I have heard many ASD people say they have trouble connecting with and feeling close to others. I feel that if you protect yourself too much an never get close to anyone - even if you don't realize you're protecting yourself- , you never feel what it is like to feel close to someone - and so therefore you can't feel what it is like for them to be close to you. If that makes any sense. It is not ASD people's fault that they have trouble making friends - but it does seem to be a vicious cycle in many ways. You can't just turn defense mechanisms off when someone asks; I think the situation has to be right for them to fall away.
Most people with ASD are quite smart in other ways, though. They find ways around their blind spots. The therapist who diagnosed me told me something like, "Instead of understanding things intuitively, you make these logical connections in your brain - but you make them so fast, it's sometimes hard for people to see that you had trouble understanding the concept in the first place." Or something like that. The only problem is - logic can only take you so far.
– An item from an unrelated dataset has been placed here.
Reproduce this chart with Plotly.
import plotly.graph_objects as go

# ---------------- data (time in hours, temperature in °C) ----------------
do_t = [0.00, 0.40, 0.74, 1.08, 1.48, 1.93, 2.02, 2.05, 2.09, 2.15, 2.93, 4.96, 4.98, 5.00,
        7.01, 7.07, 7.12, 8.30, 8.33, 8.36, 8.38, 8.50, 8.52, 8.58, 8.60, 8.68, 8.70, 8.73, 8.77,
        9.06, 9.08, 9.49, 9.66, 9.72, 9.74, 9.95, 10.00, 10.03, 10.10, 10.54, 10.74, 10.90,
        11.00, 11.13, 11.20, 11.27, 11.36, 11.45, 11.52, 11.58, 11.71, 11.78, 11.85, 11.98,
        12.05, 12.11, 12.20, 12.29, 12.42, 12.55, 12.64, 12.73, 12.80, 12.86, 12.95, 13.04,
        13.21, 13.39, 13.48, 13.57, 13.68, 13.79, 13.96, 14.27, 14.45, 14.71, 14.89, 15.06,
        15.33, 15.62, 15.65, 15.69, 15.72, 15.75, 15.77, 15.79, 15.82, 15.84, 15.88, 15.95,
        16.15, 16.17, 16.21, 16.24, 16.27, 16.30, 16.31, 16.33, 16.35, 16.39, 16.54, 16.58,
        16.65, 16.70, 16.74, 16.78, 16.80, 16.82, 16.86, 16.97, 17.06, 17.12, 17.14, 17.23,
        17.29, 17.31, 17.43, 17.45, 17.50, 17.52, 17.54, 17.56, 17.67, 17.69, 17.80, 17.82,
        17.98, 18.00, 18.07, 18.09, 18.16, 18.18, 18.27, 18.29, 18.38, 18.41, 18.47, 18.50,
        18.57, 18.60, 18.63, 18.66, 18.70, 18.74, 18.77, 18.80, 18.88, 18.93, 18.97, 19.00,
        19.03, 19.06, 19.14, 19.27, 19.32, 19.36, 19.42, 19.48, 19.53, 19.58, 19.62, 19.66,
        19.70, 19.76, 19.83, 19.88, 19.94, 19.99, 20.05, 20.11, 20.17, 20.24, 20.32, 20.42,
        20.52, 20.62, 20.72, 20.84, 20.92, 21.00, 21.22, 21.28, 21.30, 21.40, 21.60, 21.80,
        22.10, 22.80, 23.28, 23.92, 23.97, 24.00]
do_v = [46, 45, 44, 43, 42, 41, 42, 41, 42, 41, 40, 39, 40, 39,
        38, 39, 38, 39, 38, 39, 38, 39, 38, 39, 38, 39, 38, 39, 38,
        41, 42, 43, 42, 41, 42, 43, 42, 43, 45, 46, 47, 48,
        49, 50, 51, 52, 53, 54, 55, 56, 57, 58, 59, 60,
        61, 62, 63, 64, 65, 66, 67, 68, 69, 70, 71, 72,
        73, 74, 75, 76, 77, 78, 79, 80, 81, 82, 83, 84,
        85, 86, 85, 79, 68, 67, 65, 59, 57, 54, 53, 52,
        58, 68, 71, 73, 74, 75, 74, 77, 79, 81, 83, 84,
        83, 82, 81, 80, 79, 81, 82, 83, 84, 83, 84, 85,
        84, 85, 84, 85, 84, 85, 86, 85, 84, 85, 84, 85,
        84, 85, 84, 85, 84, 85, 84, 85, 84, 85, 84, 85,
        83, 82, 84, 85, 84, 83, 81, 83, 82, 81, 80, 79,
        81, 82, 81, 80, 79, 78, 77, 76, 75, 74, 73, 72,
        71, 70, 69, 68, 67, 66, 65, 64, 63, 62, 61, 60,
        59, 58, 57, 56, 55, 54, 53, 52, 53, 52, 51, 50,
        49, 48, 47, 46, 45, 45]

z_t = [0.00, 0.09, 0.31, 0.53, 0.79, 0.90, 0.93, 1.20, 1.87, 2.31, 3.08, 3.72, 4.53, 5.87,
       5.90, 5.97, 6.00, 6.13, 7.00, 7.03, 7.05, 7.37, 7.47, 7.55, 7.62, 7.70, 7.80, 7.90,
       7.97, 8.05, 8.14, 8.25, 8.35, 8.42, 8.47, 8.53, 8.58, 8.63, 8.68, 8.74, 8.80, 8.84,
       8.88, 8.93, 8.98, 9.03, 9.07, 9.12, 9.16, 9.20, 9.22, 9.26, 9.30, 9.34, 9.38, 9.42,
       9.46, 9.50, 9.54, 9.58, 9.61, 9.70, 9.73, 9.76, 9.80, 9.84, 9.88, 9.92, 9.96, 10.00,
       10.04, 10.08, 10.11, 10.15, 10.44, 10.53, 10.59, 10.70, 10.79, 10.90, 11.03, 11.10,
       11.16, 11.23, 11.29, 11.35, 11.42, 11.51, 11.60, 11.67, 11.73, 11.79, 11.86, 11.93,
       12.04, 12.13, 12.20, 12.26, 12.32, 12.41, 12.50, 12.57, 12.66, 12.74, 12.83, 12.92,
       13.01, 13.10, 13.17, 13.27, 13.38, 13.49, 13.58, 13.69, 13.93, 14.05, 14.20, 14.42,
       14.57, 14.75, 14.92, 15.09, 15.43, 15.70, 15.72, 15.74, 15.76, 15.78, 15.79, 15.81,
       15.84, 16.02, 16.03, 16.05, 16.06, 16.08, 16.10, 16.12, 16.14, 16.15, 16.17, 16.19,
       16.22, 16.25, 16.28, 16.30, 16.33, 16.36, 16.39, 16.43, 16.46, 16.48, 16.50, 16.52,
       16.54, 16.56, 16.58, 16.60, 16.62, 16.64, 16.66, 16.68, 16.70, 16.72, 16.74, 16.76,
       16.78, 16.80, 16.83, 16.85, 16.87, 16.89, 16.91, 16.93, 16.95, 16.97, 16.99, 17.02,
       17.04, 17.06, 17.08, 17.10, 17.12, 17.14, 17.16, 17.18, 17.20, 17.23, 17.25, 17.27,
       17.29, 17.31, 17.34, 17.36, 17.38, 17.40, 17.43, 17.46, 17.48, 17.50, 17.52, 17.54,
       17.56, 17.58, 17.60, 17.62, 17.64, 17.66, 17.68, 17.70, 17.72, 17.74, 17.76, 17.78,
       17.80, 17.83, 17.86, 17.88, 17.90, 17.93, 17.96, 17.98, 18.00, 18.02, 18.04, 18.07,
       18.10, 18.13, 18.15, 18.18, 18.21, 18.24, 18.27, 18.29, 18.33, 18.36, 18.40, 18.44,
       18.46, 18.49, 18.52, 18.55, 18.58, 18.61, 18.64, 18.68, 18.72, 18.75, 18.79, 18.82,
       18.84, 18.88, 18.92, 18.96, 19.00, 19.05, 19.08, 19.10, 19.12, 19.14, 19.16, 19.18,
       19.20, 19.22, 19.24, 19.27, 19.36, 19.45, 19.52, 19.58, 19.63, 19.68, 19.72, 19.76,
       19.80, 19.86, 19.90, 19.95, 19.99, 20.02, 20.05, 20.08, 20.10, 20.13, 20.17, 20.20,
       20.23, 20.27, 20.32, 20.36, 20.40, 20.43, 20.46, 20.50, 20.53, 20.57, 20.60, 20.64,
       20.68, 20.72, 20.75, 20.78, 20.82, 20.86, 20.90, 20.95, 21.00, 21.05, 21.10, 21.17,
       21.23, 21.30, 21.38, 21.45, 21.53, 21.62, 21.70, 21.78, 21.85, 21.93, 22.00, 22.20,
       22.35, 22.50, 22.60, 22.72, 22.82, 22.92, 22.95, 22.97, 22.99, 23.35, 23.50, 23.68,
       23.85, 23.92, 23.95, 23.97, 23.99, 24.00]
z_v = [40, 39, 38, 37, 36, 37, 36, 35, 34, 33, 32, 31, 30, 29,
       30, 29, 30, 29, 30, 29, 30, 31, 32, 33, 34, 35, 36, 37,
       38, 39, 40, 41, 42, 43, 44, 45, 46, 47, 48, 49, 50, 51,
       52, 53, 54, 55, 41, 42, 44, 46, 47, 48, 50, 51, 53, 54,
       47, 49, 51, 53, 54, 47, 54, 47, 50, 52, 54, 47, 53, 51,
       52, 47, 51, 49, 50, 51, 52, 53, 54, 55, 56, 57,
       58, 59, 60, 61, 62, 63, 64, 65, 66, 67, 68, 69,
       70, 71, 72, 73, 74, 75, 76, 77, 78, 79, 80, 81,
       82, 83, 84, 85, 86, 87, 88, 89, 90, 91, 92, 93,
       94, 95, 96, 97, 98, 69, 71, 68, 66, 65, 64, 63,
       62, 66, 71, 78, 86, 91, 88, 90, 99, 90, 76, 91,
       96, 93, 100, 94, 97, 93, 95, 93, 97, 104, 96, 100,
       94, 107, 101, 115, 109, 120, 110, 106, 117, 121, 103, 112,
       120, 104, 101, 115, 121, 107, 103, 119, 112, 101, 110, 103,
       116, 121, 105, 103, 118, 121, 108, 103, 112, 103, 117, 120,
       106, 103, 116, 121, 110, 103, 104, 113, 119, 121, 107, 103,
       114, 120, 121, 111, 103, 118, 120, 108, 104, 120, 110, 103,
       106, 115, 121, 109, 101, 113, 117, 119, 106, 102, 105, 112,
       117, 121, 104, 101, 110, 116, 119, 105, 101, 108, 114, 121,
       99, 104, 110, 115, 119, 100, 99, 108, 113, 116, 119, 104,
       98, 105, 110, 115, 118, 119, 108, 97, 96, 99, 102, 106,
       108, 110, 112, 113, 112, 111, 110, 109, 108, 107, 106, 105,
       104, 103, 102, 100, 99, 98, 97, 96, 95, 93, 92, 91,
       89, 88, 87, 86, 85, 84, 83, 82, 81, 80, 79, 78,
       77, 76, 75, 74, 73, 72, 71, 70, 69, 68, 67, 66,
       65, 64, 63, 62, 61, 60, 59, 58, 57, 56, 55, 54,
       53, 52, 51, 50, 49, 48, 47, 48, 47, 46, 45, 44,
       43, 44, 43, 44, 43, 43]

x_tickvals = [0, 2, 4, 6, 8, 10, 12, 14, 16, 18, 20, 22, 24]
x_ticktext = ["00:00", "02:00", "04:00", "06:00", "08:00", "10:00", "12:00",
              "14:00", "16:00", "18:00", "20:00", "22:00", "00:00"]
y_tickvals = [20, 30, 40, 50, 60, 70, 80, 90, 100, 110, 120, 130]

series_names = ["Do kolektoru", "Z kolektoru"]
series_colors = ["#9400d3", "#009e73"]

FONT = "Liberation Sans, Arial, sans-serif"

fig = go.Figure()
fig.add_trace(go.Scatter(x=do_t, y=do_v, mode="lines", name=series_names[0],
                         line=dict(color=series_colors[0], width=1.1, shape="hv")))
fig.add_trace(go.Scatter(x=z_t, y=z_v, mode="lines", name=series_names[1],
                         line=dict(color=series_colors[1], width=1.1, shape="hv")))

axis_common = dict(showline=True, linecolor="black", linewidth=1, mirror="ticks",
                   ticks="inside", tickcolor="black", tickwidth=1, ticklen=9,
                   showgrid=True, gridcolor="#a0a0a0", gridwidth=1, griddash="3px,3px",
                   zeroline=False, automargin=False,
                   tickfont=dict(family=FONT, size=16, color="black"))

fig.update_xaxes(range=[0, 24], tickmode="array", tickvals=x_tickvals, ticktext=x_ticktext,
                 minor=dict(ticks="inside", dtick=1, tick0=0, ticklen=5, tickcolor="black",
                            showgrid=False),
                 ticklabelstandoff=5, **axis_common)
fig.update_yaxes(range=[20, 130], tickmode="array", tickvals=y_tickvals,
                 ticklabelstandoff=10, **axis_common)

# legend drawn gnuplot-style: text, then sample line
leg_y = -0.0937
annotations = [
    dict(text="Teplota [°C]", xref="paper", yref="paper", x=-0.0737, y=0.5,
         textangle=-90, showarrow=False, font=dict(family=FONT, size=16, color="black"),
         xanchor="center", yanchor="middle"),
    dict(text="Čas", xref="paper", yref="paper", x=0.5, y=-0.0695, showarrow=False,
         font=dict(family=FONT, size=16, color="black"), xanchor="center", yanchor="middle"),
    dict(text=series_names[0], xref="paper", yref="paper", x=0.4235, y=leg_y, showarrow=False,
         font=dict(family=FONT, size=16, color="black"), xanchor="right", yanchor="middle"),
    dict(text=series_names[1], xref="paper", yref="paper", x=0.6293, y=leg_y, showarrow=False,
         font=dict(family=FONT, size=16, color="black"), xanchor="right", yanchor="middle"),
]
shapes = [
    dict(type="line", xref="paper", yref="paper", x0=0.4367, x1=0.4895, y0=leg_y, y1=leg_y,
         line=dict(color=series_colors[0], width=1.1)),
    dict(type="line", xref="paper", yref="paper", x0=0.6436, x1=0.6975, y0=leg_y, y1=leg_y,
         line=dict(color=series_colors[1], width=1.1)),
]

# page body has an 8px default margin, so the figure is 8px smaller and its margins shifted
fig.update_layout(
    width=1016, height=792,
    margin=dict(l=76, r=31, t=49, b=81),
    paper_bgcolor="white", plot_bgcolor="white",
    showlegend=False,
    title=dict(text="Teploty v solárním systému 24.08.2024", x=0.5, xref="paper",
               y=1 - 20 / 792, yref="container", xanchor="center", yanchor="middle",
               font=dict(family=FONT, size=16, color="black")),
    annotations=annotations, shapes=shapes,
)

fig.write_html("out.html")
I wasn't a big fan of this therapist in some ways, but I always thought that was an intelligent statement. If I ever get the ability to go into buildings back, I would really like to see a therapist. I have been recommended one who sounds good, too. Maybe in the fall when the heat isn't stressing me out so much I could try. Maybe.
Anyway...more thoughts about my life. These do not apply to all people with autism; they are just my life and experiences as I see them.